Most clothes worn by rural women were hand sewn during the 1860s and 1870s – often in the evening by candle light. Ready-to-wear garments were beginning to emerge, particularly for men because of the impact of the production of uniforms for the Civil War. Few rural women would have been able to afford them.

Clothing patterns were introduced in the 1860s with Mr Butterick setting up in Massachusetts in 1863 and selling six million patterns a year by 1871. Nevertheless, the old garment was usual taken apart and used for the new one and this hindered the change of garment silhouette. Sewing machines were coming into use but were expensive. The Valley Farmer, an agricultural book published in St Louis, advertised a hand cranked machine for $27 in 1860.

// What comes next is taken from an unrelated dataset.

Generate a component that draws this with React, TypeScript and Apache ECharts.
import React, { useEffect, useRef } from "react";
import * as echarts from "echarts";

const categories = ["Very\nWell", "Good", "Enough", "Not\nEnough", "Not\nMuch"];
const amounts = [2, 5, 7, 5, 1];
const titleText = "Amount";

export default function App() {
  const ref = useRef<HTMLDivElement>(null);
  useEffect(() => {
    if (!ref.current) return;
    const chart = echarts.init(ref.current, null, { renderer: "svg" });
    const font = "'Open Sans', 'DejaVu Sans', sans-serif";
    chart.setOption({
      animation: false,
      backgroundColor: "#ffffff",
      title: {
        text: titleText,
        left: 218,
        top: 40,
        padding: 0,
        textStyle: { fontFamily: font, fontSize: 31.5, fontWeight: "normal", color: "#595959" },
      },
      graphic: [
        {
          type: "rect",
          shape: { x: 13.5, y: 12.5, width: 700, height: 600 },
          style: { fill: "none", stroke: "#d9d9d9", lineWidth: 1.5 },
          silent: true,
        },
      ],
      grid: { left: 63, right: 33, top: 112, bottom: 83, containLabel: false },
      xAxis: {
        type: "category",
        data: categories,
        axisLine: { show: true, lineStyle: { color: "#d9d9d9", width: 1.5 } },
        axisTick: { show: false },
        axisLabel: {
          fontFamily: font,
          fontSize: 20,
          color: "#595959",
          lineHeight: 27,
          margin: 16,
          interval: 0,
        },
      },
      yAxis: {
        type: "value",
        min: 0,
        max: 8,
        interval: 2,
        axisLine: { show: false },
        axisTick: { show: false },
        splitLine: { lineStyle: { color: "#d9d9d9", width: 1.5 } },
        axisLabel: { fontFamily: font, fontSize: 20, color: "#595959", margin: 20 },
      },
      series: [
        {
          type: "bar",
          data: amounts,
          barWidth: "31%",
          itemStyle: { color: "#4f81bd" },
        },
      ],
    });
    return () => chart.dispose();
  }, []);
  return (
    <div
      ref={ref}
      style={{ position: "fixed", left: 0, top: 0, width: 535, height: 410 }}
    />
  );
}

Much of the fabric was homespun rather than commercially woven. Rural fabrics would use traditional vegetable dyes which meant they were often dark browns, blacks and red. Indigo was popular. Clothes would be dyed a solid blue and then a design printed on them with bleach to produce a white-on-blue pattern. Mechanically produced fabrics often had tiny floral motifs. Wool tended to be heavy; the sheer, lightweight wools manufactured in the East would rarely be seen (Ginny loves a soft woollen shawl that is given to her).

Wealthier rural women might have owned a navy or black silk dress which would be carefully packed away and saved for special occasions, perhaps updated with a new trim.

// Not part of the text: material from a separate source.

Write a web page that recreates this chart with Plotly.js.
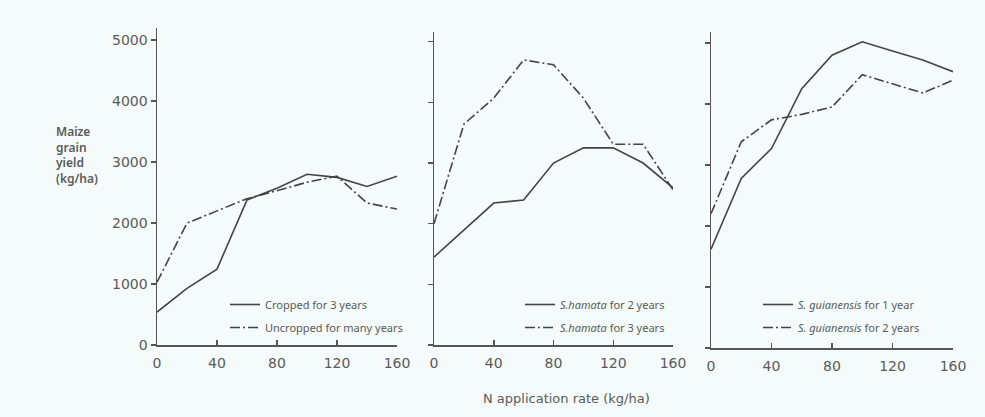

Even rural women used hoops in their skirts. Rather than buying steel hoops, they would often use stiff vines run through rows of casings sewed horizontally around the cotton petticoat.

For underwear, rural women would wear a cotton camisole or bodice tucked into petticoats. Drawers were made of muslin, full-legged and gathered onto a waist band, the crotch left unsewn. And while we’re on the subject, men rarely saw the need for underwear, instead “going commando.”

Cotton lawn pantelets from 1870s. From Collectors Weekly December 2015

To me, it is extraordinary that rural and poor women would wear complex and restrictive clothing when their lives were filled with labouring, indoors and out. The US sociologist Thorstein Veblen gives some fascinating insights in his thought-provoking book The Theory of the Leisure Class (1899). But I’m going to leave that for another post.

Sources

Clothing of Kansas Women 1854 – 1870 Barbara M Fargo, MSc. thesis published in 1969 by Kansas State University
Rural Dress in Southwestern Missouri between 1860 and 1880, Susan E. McFarland Hooper, MSc. thesis published in 1976 by Iowa State University.
Fashion History Timeline, 1870 – 1879, posted by Harper Franklin, 2019
The Costume Institute, The Metropolitan Museum, New York
https://www.collectorsweekly.com
https://en.wikipedia.org/wiki/Bertrand_(steamboat)

2 thoughts on “What Women Wore : could you cope with a bustle?”

  1. That’s a fascinating insight into clothes of the era. I cannot imagine having to be trussed into tight clothing for housework or gardening. I do remember clothes being altered with trims and layers to reuse materials though. Dressmaking is a skill which eluded my enthusiasm.